Danny's hair is jet black (and greased!) so the hair of our model needs to be changed to match. Switch to the Texture tab and click on the actual hair of the model. The parameters will change to reflect the settings for the hair. Open the Color portion of the parameters.
Click on the color chip to open the color picker and change the color to solid black. Press OK.
His jacket also needs to be solid black. Click on the jacket to reveal the individual fabric materials used to make up his jacket. Expand each Leather material and change its color to solid black.

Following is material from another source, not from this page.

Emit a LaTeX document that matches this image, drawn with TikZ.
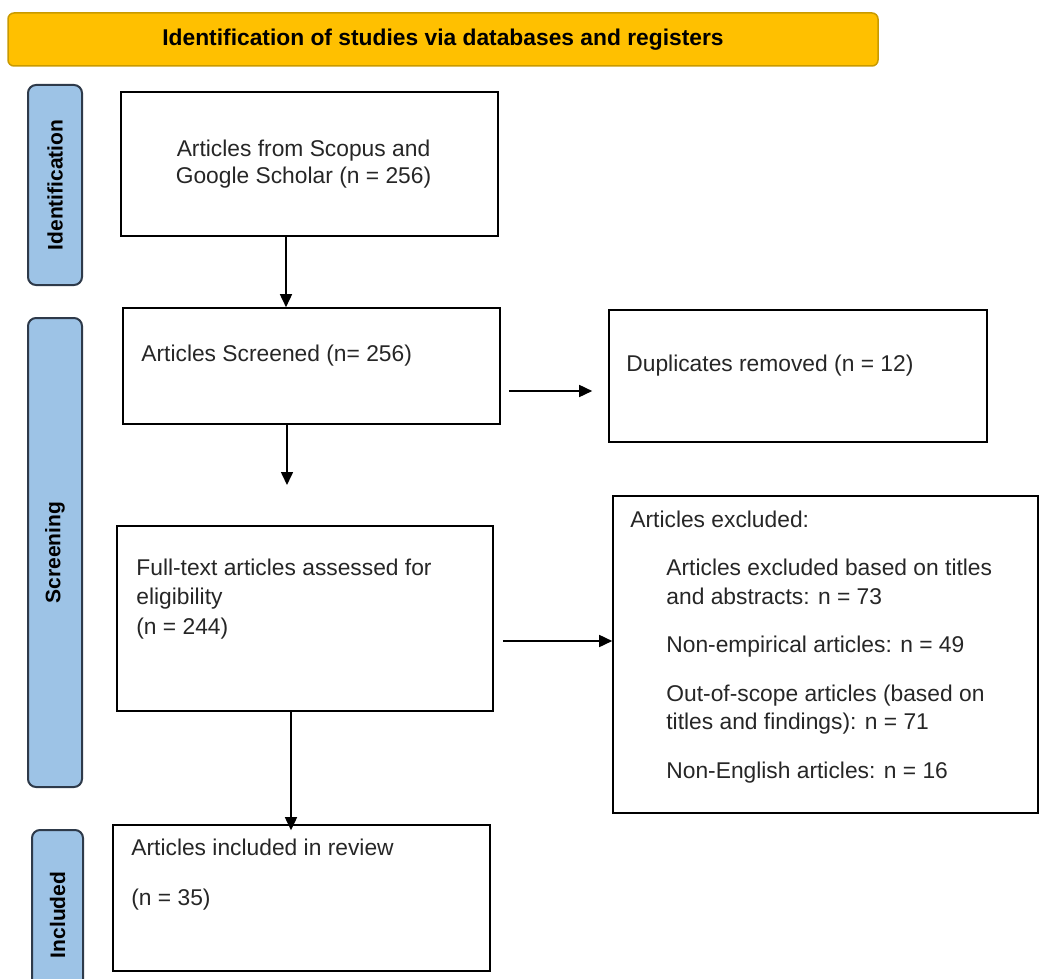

Danny really needs to have a big square chin for that classic chiseled jaw. Switch to the Customize tab and open the Head parameters. Set the Chin Square/Round to -100 and the Chin Down/Up to -50.

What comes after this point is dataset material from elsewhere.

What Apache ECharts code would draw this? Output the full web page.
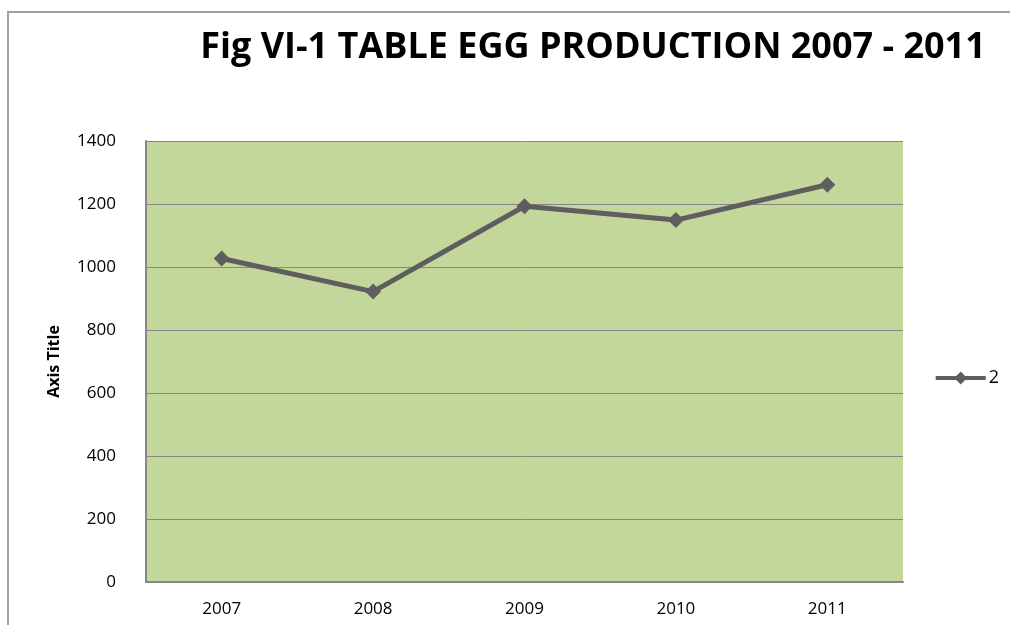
<!DOCTYPE html>
<html>
<head>
<meta charset="utf-8">
<script src="https://cdn.jsdelivr.net/npm/echarts@6/dist/echarts.min.js"></script>
<style>
  html, body { margin: 0; padding: 0; background: #fff; }
  #chart { width: 1010px; height: 625px; }
</style>
</head>
<body>
<div id="chart"></div>
<script>
// data
const years = ['2007', '2008', '2009', '2010', '2011'];
const production = [1027, 922, 1193, 1149, 1261];
const seriesName = '2';
const titleText = 'Fig VI-1 TABLE EGG PRODUCTION 2007 - 2011';

const FONT = '"Open Sans", "Noto Sans", sans-serif';
const lineColor = '#5e5e5e';
const gridColor = '#868686';

const chart = echarts.init(document.getElementById('chart'));
chart.setOption({
    animation: false,
    textStyle: { fontFamily: FONT },
    title: {
        text: titleText,
        left: 588,
        textAlign: 'center',
        top: 25,
        textStyle: { fontSize: 36, fontWeight: 'bold', color: '#000', fontFamily: FONT }
    },
    graphic: [{
        type: 'rect',
        shape: { x: 8, y: 12, width: 1100, height: 700 },
        style: { fill: 'none', stroke: '#a0a0a0', lineWidth: 2 },
        silent: true
    }],
    legend: {
        right: 6,
        top: 364,
        itemWidth: 50,
        itemHeight: 16,
        itemGap: 4,
        data: [seriesName],
        lineStyle: { width: 4 },
        textStyle: { fontSize: 18, color: '#000', padding: [0, 0, 0, -2] }
    },
    grid: {
        left: 146,
        right: 107,
        top: 141,
        bottom: 43,
        show: true,
        backgroundColor: '#c4d79b',
        borderWidth: 0
    },
    xAxis: {
        type: 'category',
        data: years,
        boundaryGap: true,
        axisLine: { show: true, lineStyle: { color: gridColor, width: 2 } },
        axisTick: { show: false },
        axisLabel: { color: '#000', fontSize: 17, margin: 19 },
        splitLine: { show: false }
    },
    yAxis: {
        type: 'value',
        min: 0,
        max: 1400,
        interval: 200,
        name: 'Axis Title',
        nameLocation: 'middle',
        nameGap: 84,
        nameTextStyle: { fontSize: 16, fontWeight: 'bold', color: '#000' },
        axisLine: { show: true, lineStyle: { color: gridColor, width: 2 } },
        axisTick: { show: false },
        axisLabel: { color: '#000', fontSize: 17, margin: 30, formatter: v => String(v) },
        splitLine: { show: true, lineStyle: { color: gridColor, width: 1 } }
    },
    series: [{
        name: seriesName,
        type: 'line',
        data: production,
        symbol: 'diamond',
        symbolSize: 16,
        lineStyle: { color: lineColor, width: 5 },
        itemStyle: { color: lineColor }
    }]
});
</script>
</body>
</html>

Press the Save to CC Libraries button. Name the model "Danny" and select a library to save it in. This makes this model available in Photoshop CC 2015. After the file is saved, close Adobe Fuse.
2. Continue in Adobe Photoshop
Now that we have our 3D Danny model, it's time to place him into the drive-in scene. There are not too many drive-in theaters that are still operational today, but I happen to live near one and was able to get some shots of the facility before it closed for the season. It looked just like the type of place a love-struck Danny would croon over his failed date.

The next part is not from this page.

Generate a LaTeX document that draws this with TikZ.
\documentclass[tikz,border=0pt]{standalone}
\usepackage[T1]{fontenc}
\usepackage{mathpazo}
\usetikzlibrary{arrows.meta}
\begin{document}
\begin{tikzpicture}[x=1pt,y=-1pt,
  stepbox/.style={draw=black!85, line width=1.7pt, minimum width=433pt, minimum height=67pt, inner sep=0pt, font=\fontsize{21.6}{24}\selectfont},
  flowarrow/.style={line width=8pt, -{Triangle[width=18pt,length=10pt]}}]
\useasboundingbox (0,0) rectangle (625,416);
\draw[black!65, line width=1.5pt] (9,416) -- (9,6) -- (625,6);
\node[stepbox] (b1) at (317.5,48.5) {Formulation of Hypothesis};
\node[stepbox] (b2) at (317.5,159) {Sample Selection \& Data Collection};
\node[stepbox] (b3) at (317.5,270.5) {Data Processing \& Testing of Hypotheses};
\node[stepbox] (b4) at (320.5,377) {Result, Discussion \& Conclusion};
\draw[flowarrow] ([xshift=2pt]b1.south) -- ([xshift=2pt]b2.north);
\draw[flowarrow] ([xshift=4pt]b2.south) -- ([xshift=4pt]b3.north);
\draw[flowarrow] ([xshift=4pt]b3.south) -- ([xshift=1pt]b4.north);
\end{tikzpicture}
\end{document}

Launch Photoshop CC 2015. Then download and open the file attached to this tutorial, DriveInTheater.jpg.
Add a Curves Adjustment Layer and give the curve a deep downwards curve to darken the scene significantly while keeping the screen bright.
Use the Crop Tool (C) to crop the scene in tight so the background is mostly the movie screen.
The background composition should end up looking like this.
Open the Libraries panel through Window > Libraries. Be sure to look in the correct library for the model that was saved from Fuse. Simply drag the Danny model from the library onto the canvas to add it to the scene as a 3D object.
Open the 3D panel (Window > 3D) and click on the Tops_Skeleton object. The Properties panel will reveal a library of poses and animations that can be applied to the character. Type "reclined" in the search box.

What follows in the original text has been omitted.